Source data:
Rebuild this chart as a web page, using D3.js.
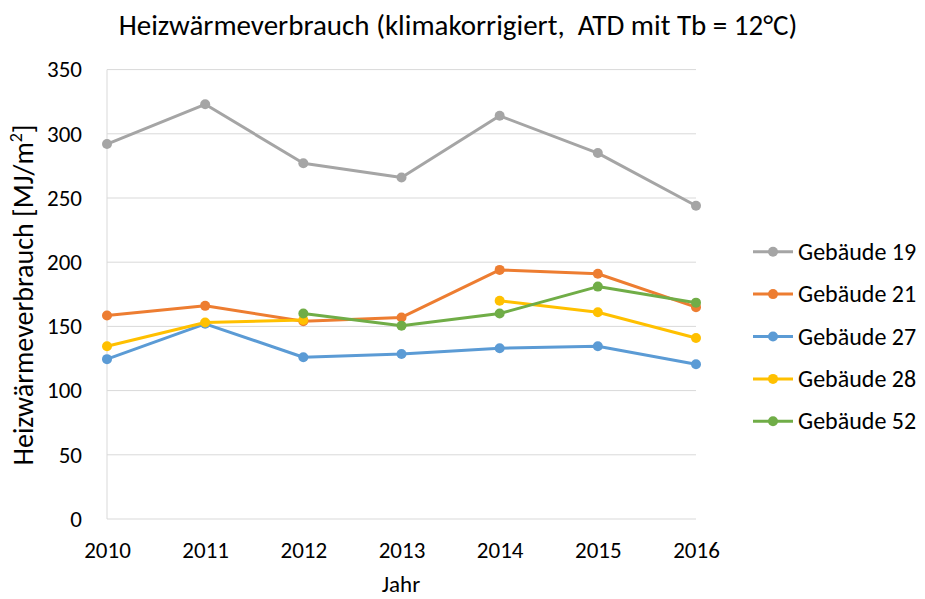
<!DOCTYPE html>
<meta charset="utf-8">
<style>
  body { margin: 0; background: #fff; }
  text { font-family: Carlito, Calibri, Lato, sans-serif; fill: #000; }
  .grid line { stroke: #d9d9d9; stroke-width: 1px; }
  .axis path, .axis line { stroke: none; }
</style>
<body>
<div id="chart"></div>
<script src="https://d3js.org/d3.v7.js"></script>
<script>
  const years = [2010, 2011, 2012, 2013, 2014, 2015, 2016];
  const yTicks = [0, 50, 100, 150, 200, 250, 300, 350];

  const geb19 = [292, 323, 277, 266, 314, 285, 244];
  const geb21 = [158.5, 166, 154, 157, 194, 191, 165];
  const geb27 = [124.5, 152, 126, 128.5, 133, 134.5, 120.5];
  const geb28 = [134.5, 153, 155, null, 170, 161, 141];
  const geb52 = [null, null, 160, 150.5, 160, 181, 168.5];

  const seriesNames = ["Gebäude 19", "Gebäude 21", "Gebäude 27", "Gebäude 28", "Gebäude 52"];
  const seriesColors = ["#a5a5a5", "#ed7d31", "#5b9bd5", "#ffc000", "#70ad47"];
  const seriesValues = [geb19, geb21, geb27, geb28, geb52];

  const width = 925, height = 599;
  const plotLeft = 107, plotRight = 696, plotTop = 69.6, plotBottom = 519;

  const svg = d3.select("#chart").append("svg")
    .attr("width", width)
    .attr("height", height);

  const x = d3.scaleLinear().domain([2010, 2016]).range([plotLeft, plotRight]);
  const y = d3.scaleLinear().domain([0, 350]).range([plotBottom, plotTop]);

  // horizontal gridlines
  svg.append("g").attr("class", "grid")
    .selectAll("line")
    .data(yTicks.slice(1))
    .join("line")
    .attr("x1", plotLeft).attr("x2", plotRight)
    .attr("y1", d => y(d)).attr("y2", d => y(d));

  // axis lines (left + bottom)
  svg.append("line")
    .attr("x1", plotLeft).attr("x2", plotLeft)
    .attr("y1", plotTop).attr("y2", plotBottom)
    .attr("stroke", "#d9d9d9");
  svg.append("line")
    .attr("x1", plotLeft).attr("x2", plotRight)
    .attr("y1", plotBottom).attr("y2", plotBottom)
    .attr("stroke", "#d9d9d9");

  // y tick labels
  const yAxis = svg.append("g").attr("class", "axis")
    .attr("transform", `translate(${plotLeft},0)`)
    .call(d3.axisLeft(y).tickValues(yTicks).tickSize(0).tickPadding(25));
  yAxis.attr("font-family", null).attr("font-size", null);
  yAxis.selectAll("text").style("font-size", "23px");

  // x tick labels
  const xAxis = svg.append("g").attr("class", "axis")
    .attr("transform", `translate(0,${plotBottom})`)
    .call(d3.axisBottom(x).tickValues(years).tickFormat(d3.format("d")).tickSize(0).tickPadding(23));
  xAxis.attr("font-family", null).attr("font-size", null);
  xAxis.selectAll("text").style("font-size", "23px");

  // title
  svg.append("text")
    .attr("x", 458).attr("y", 35)
    .attr("text-anchor", "middle")
    .style("font-size", "29px")
    .style("white-space", "pre")
    .text("Heizwärmeverbrauch (klimakorrigiert,  ATD mit Tb = 12°C)");

  // axis titles
  svg.append("text")
    .attr("x", 401).attr("y", 592)
    .attr("text-anchor", "middle")
    .style("font-size", "23px")
    .text("Jahr");

  const yTitle = svg.append("text")
    .attr("transform", "translate(33,295) rotate(-90)")
    .attr("text-anchor", "middle")
    .style("font-size", "28px");
  yTitle.append("tspan").text("Heizwärmeverbrauch [MJ/m");
  yTitle.append("tspan").attr("baseline-shift", "super").style("font-size", "18px").text("2");
  yTitle.append("tspan").text("]");

  // lines and markers
  const line = d3.line()
    .defined(d => d != null)
    .x((d, i) => x(years[i]))
    .y(d => y(d));

  seriesValues.forEach((vals, s) => {
    const g = svg.append("g");
    g.append("path")
      .datum(vals)
      .attr("d", line)
      .attr("fill", "none")
      .attr("stroke", seriesColors[s])
      .attr("stroke-width", 3)
      .attr("stroke-linejoin", "round");
    g.selectAll("circle")
      .data(vals.map((v, i) => ({ v, i })).filter(d => d.v != null))
      .join("circle")
      .attr("cx", d => x(years[d.i]))
      .attr("cy", d => y(d.v))
      .attr("r", 5)
      .attr("fill", seriesColors[s]);
  });

  // legend
  const legend = svg.append("g");
  seriesNames.forEach((name, s) => {
    const ly = 251.7 + s * 42.4;
    legend.append("line")
      .attr("x1", 753).attr("x2", 793)
      .attr("y1", ly).attr("y2", ly)
      .attr("stroke", seriesColors[s])
      .attr("stroke-width", 3);
    legend.append("circle")
      .attr("cx", 773).attr("cy", ly).attr("r", 5)
      .attr("fill", seriesColors[s]);
    legend.append("text")
      .attr("x", 798).attr("y", ly + 8)
      .style("font-size", "24px")
      .text(name);
  });
</script>
</body>
</html>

Task to complete: Copy the listing word for word, excluding its pictures.

The completed task:
Rebuild this chart as a web page, using D3.js.
<!DOCTYPE html>
<meta charset="utf-8">
<style>
  body { margin: 0; background: #fff; }
  text { font-family: Carlito, Calibri, Lato, sans-serif; fill: #000; }
  .grid line { stroke: #d9d9d9; stroke-width: 1px; }
  .axis path, .axis line { stroke: none; }
</style>
<body>
<div id="chart"></div>
<script src="https://d3js.org/d3.v7.js"></script>
<script>
  const years = [2010, 2011, 2012, 2013, 2014, 2015, 2016];
  const yTicks = [0, 50, 100, 150, 200, 250, 300, 350];

  const geb19 = [292, 323, 277, 266, 314, 285, 244];
  const geb21 = [158.5, 166, 154, 157, 194, 191, 165];
  const geb27 = [124.5, 152, 126, 128.5, 133, 134.5, 120.5];
  const geb28 = [134.5, 153, 155, null, 170, 161, 141];
  const geb52 = [null, null, 160, 150.5, 160, 181, 168.5];

  const seriesNames = ["Gebäude 19", "Gebäude 21", "Gebäude 27", "Gebäude 28", "Gebäude 52"];
  const seriesColors = ["#a5a5a5", "#ed7d31", "#5b9bd5", "#ffc000", "#70ad47"];
  const seriesValues = [geb19, geb21, geb27, geb28, geb52];

  const width = 925, height = 599;
  const plotLeft = 107, plotRight = 696, plotTop = 69.6, plotBottom = 519;

  const svg = d3.select("#chart").append("svg")
    .attr("width", width)
    .attr("height", height);

  const x = d3.scaleLinear().domain([2010, 2016]).range([plotLeft, plotRight]);
  const y = d3.scaleLinear().domain([0, 350]).range([plotBottom, plotTop]);

  // horizontal gridlines
  svg.append("g").attr("class", "grid")
    .selectAll("line")
    .data(yTicks.slice(1))
    .join("line")
    .attr("x1", plotLeft).attr("x2", plotRight)
    .attr("y1", d => y(d)).attr("y2", d => y(d));

  // axis lines (left + bottom)
  svg.append("line")
    .attr("x1", plotLeft).attr("x2", plotLeft)
    .attr("y1", plotTop).attr("y2", plotBottom)
    .attr("stroke", "#d9d9d9");
  svg.append("line")
    .attr("x1", plotLeft).attr("x2", plotRight)
    .attr("y1", plotBottom).attr("y2", plotBottom)
    .attr("stroke", "#d9d9d9");

  // y tick labels
  const yAxis = svg.append("g").attr("class", "axis")
    .attr("transform", `translate(${plotLeft},0)`)
    .call(d3.axisLeft(y).tickValues(yTicks).tickSize(0).tickPadding(25));
  yAxis.attr("font-family", null).attr("font-size", null);
  yAxis.selectAll("text").style("font-size", "23px");

  // x tick labels
  const xAxis = svg.append("g").attr("class", "axis")
    .attr("transform", `translate(0,${plotBottom})`)
    .call(d3.axisBottom(x).tickValues(years).tickFormat(d3.format("d")).tickSize(0).tickPadding(23));
  xAxis.attr("font-family", null).attr("font-size", null);
  xAxis.selectAll("text").style("font-size", "23px");

  // title
  svg.append("text")
    .attr("x", 458).attr("y", 35)
    .attr("text-anchor", "middle")
    .style("font-size", "29px")
    .style("white-space", "pre")
    .text("Heizwärmeverbrauch (klimakorrigiert,  ATD mit Tb = 12°C)");

  // axis titles
  svg.append("text")
    .attr("x", 401).attr("y", 592)
    .attr("text-anchor", "middle")
    .style("font-size", "23px")
    .text("Jahr");

  const yTitle = svg.append("text")
    .attr("transform", "translate(33,295) rotate(-90)")
    .attr("text-anchor", "middle")
    .style("font-size", "28px");
  yTitle.append("tspan").text("Heizwärmeverbrauch [MJ/m");
  yTitle.append("tspan").attr("baseline-shift", "super").style("font-size", "18px").text("2");
  yTitle.append("tspan").text("]");

  // lines and markers
  const line = d3.line()
    .defined(d => d != null)
    .x((d, i) => x(years[i]))
    .y(d => y(d));

  seriesValues.forEach((vals, s) => {
    const g = svg.append("g");
    g.append("path")
      .datum(vals)
      .attr("d", line)
      .attr("fill", "none")
      .attr("stroke", seriesColors[s])
      .attr("stroke-width", 3)
      .attr("stroke-linejoin", "round");
    g.selectAll("circle")
      .data(vals.map((v, i) => ({ v, i })).filter(d => d.v != null))
      .join("circle")
      .attr("cx", d => x(years[d.i]))
      .attr("cy", d => y(d.v))
      .attr("r", 5)
      .attr("fill", seriesColors[s]);
  });

  // legend
  const legend = svg.append("g");
  seriesNames.forEach((name, s) => {
    const ly = 251.7 + s * 42.4;
    legend.append("line")
      .attr("x1", 753).attr("x2", 793)
      .attr("y1", ly).attr("y2", ly)
      .attr("stroke", seriesColors[s])
      .attr("stroke-width", 3);
    legend.append("circle")
      .attr("cx", 773).attr("cy", ly).attr("r", 5)
      .attr("fill", seriesColors[s]);
    legend.append("text")
      .attr("x", 798).attr("y", ly + 8)
      .style("font-size", "24px")
      .text(name);
  });
</script>
</body>
</html>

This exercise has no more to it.